"Jack Ryan: Shadow Recruit" drags the tiresome plot of the U.S. versus the Russians – despite the fall of the Soviet Union – and leaves the audience anything but thrilled.

This studio re-boot of the Jack Ryan character doesn't quite reach the goal of being an action spy thriller. The gist of the movie is that Ryan is an ex-Marine made CIA economic analyst who unveils – or stumbles upon – a scheme by Russian terrorists to force America to enter a second Great Depression.

Chris Pine teams up with Keira Knightley and aging Kevin Costner in this cookie-cutter action-thriller flick.

Ryan is a picturesque American boy scout with little depth. While studying economics in London he witnesses the terrible attacks on 9/11, and he immediately hears the Liberty Bell's tolls of duty and joins the Marines.

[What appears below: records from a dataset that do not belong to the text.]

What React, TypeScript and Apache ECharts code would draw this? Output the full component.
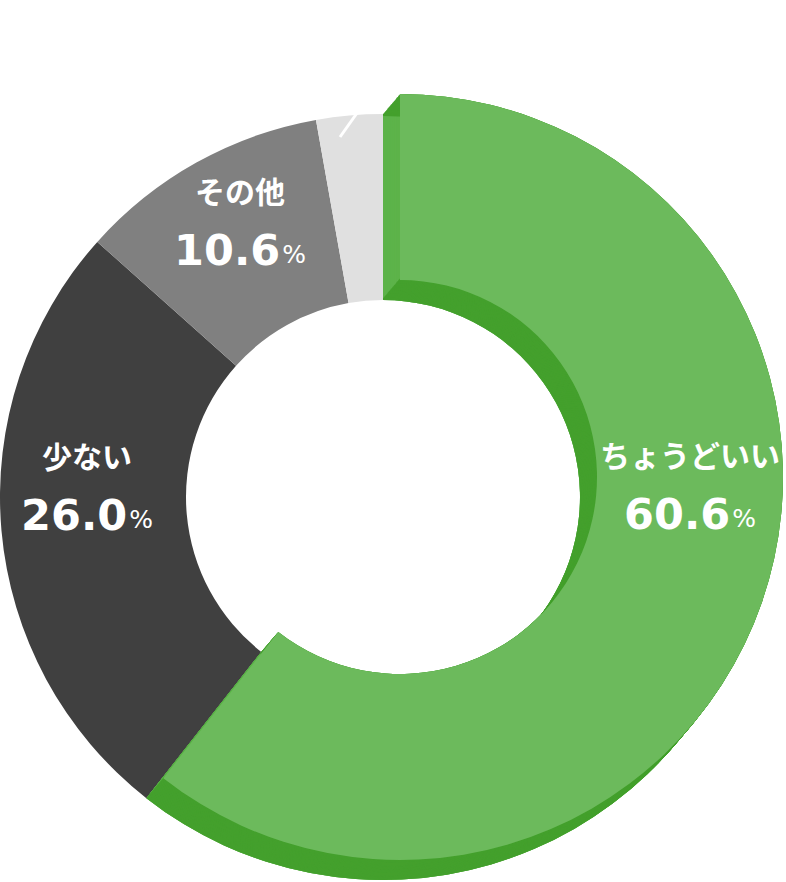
import React, { useEffect, useRef } from "react";
import * as echarts from "echarts";

// ---- data ----
const categories = ["ちょうどいい", "少ない", "その他", "多い"];
const values = [60.6, 26.0, 10.6, 2.8];
const showLabel = [true, true, true, false];

// ---- styles / layout ----
const sliceColors = ["#6cba5c", "#404040", "#808080", "#e0e0e0"];
const SIDE_GREEN = "#5db34a";
const DARK_GREEN = "#44a02d";
const CX = 383;
const CY = 497;
const RI = 197;
const RO = 383;
const DX = 17;
const DY = -20;
const STEPS = 26;
const labelAnchors = [
  [690, 482],
  [87, 483],
  [240, 218],
  [0, 0],
];

export default function App() {
  const ref = useRef<HTMLDivElement>(null);

  useEffect(() => {
    if (!ref.current) return;
    const chart = echarts.init(ref.current, undefined, { renderer: "svg" });

    const greenOnly = (color: string) =>
      categories.map((name, i) => ({
        name,
        value: values[i],
        itemStyle: { color: i === 0 ? color : "rgba(0,0,0,0)" },
      }));

    const pie = (cx: number, cy: number, radius: number[], data: any[], extra: any = {}) => ({
      type: "pie",
      center: [cx, cy],
      radius,
      startAngle: 90,
      clockwise: true,
      data,
      silent: true,
      avoidLabelOverlap: false,
      label: { show: false },
      labelLine: { show: false },
      itemStyle: { borderWidth: 0 },
      emphasis: { disabled: true },
      ...extra,
    });

    const series: any[] = [];
    // base ring (all slices)
    series.push(
      pie(
        CX,
        CY,
        [RI, RO],
        categories.map((name, i) => ({
          name,
          value: values[i],
          itemStyle: { color: i === 0 ? SIDE_GREEN : sliceColors[i] },
        }))
      )
    );
    // extrusion sides
    for (let k = 0; k <= STEPS; k++) {
      const t = k / STEPS;
      series.push(pie(CX + DX * t, CY + DY * t, [RI, RO], greenOnly(SIDE_GREEN)));
    }
    // extrusion outer / inner arcs
    for (let k = 0; k <= STEPS; k++) {
      const t = k / STEPS;
      series.push(pie(CX + DX * t, CY + DY * t, [RO - 2, RO], greenOnly(DARK_GREEN)));
      series.push(pie(CX + DX * t, CY + DY * t, [RI, RI + 2], greenOnly(DARK_GREEN)));
    }
    // raised face + labels
    series.push(
      pie(
        CX + DX,
        CY + DY,
        [RI, RO],
        categories.map((name, i) => ({
          name,
          value: values[i],
          itemStyle: { color: i === 0 ? sliceColors[0] : "rgba(0,0,0,0)" },
          label: { show: showLabel[i] },
        })),
        {
          label: {
            show: true,
            position: "inside",
            color: "#ffffff",
            formatter: (p: any) =>
              `{n|${p.name}}\n{v|${Number(p.value).toFixed(1)}}{p|%}`,
            rich: {
              n: {
                fontFamily: "Noto Sans CJK JP",
                fontWeight: "bold",
                fontSize: 30,
                color: "#ffffff",
                lineHeight: 50,
                align: "center",
              },
              v: {
                fontFamily: "DejaVu Sans",
                fontWeight: "bold",
                fontSize: 43,
                color: "#ffffff",
                lineHeight: 56,
                verticalAlign: "bottom",
              },
              p: {
                fontFamily: "DejaVu Sans",
                fontWeight: "normal",
                fontSize: 25,
                color: "#ffffff",
                lineHeight: 56,
                verticalAlign: "bottom",
                padding: [0, 0, 4, 2],
              },
            },
          },
          labelLayout: (params: any) => {
            const a = labelAnchors[params.dataIndex];
            return { x: a[0], y: a[1] };
          },
        }
      )
    );

    chart.setOption({
      animation: false,
      backgroundColor: "#ffffff",
      series,
      graphic: [
        {
          type: "line",
          silent: true,
          shape: { x1: 340, y1: 137, x2: 362, y2: 106 },
          style: { stroke: "#ffffff", lineWidth: 3 },
          z: 100,
        },
      ],
    });

    return () => chart.dispose();
  }, []);

  return (
    <div
      ref={ref}
      style={{ position: "absolute", left: 0, top: 0, width: 786, height: 882 }}
    />
  );
}
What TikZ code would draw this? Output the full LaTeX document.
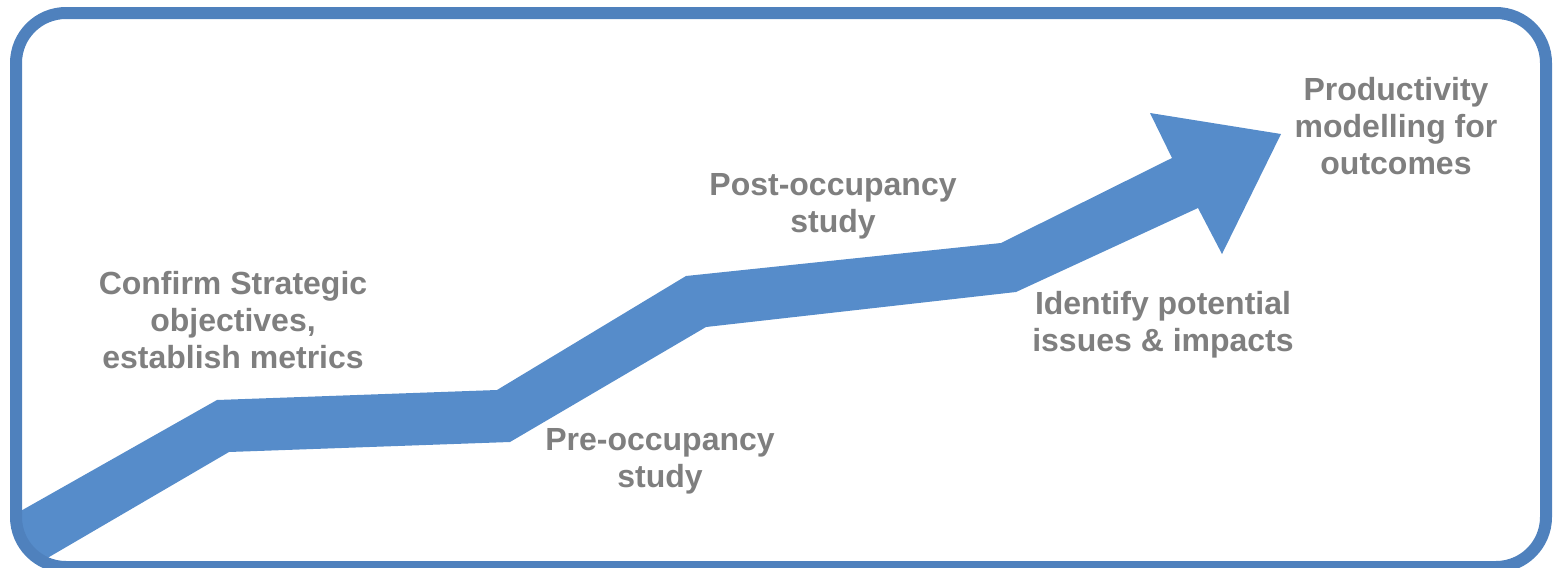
\documentclass[tikz,border=0pt]{standalone}
\usepackage{fontspec}
\setmainfont{Liberation Sans}
\usepackage{tikz}
\usetikzlibrary{positioning}
\definecolor{framblue}{HTML}{4F81BD}
\definecolor{arrowblue}{HTML}{568CCA}
\definecolor{textgray}{HTML}{7F7F7F}
\tikzstyle{steplabel} = [align=center, text=textgray, inner sep=0pt,
                         font=\fontsize{16}{18.6}\selectfont\bfseries]

\begin{document}
\begin{tikzpicture}[x=0.5pt, y=-0.5pt,
    frame/.style={draw=framblue, line width=6pt, rounded corners=25pt},
]
\useasboundingbox (0,0) rectangle (1554,568);

% Rising arrow, kept inside the frame
\begin{scope}
\clip[rounded corners=25pt] (16,13) rectangle (1546,567);
\fill[arrowblue] (-20,534) -- (217,400) -- (497,390) -- (686,276) -- (1001,243)
    -- (1172,158) -- (1150,113) -- (1281,134) -- (1222,254) -- (1198,208)
    -- (1016,292) -- (706,327) -- (510,442) -- (229,452) -- (20,574) -- cycle;
\end{scope}

% Frame
\draw[frame] (16,13) rectangle (1546,567);

% Step labels
\node[steplabel] (confirm) at (233,320) {Confirm Strategic\\objectives,\\establish metrics};
\node[steplabel] (pre) at (660,461) {Pre-occupancy\\study};
\node[steplabel] (post) at (833,206) {Post-occupancy\\study};
\node[steplabel] (issues) at (1163,325) {Identify potential\\issues \& impacts};
\node[steplabel] (model) at (1396,126) {Productivity\\modelling for\\outcomes};

\end{tikzpicture}
\end{document}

He and his two brothers-in-arms discuss football rivalries in the chopper – to further incite the American audience – just before the chopper is shot down.

He demonstrates his proclivity for patriotic heroism when he saves the crew with a broken back. Pine plays this two-dimensional character to the best of his ability, but it isn't quite his fault. Mostly, the fault lies with the weak direction and pithy script by Adam Cozad and David Koepp.

The on-screen relationship between Jack Ryan and girlfriend, Cathy Muller (Knightley), couldn't be more artificial. They share no chemistry, and their conversations seem to always nod at the first time they met, which was a desperate attempt to be kismet.

Knightley does exude a bit of shine when she and Kenneth Branagh, the film's antagonist, share the screen, but she was a complete miscast.

Another relationship miss was between Ryan and his mentor, Commander Harper (Kevin Costner). However, there wasn't much of a mentorship in their relationship.

Harper discovers Ryan, but Harper doesn't function in the story beyond that. Ryan quickly usurps the helm of the operation, and Harper seems to be trailing as he tries to keep up with Ryan's intuition.

All in all, the character relationships seemed so plastic and tiresome.

Branagh plays Viktor Cherevin, an incredibly wealthy Ruskie that is bent on bathing in the blood of America. Russians again? This movie falls in line with other forgettable action/thrillers that pin the villainy on the Russians.

There is a nudge – more of a shove – into the post-9/11 sentiments that goes absolutely noticed and is utterly eye-roll worthy. At least Branagh did seem to have fun playing the psychopathic villain. He played the character with a sneering subtlety, despite the characters not-so-subtle plan for America's utter destruction.

The director, also Branagh, squeezes in several long, wide shots of London, Manhattan and Moscow that only communicates, "You're watching a blockbuster action."

The movie seems to only aspire to be mentioned with the likes of Paul Greengrass' "The Bourne Supremacy." The quick shots and restless camera movements try to instill suspense into the viewer, but the plot of the film is so derivative.

It is true that one could go into this movie just seeking a fun time, but "Jack Ryan: Shadow Recruit" didn't provide such thrills.

The studio re-boot certainly doesn't stand out in the six-to-eight week lull of movies coming out after the Academy nominees have been chosen.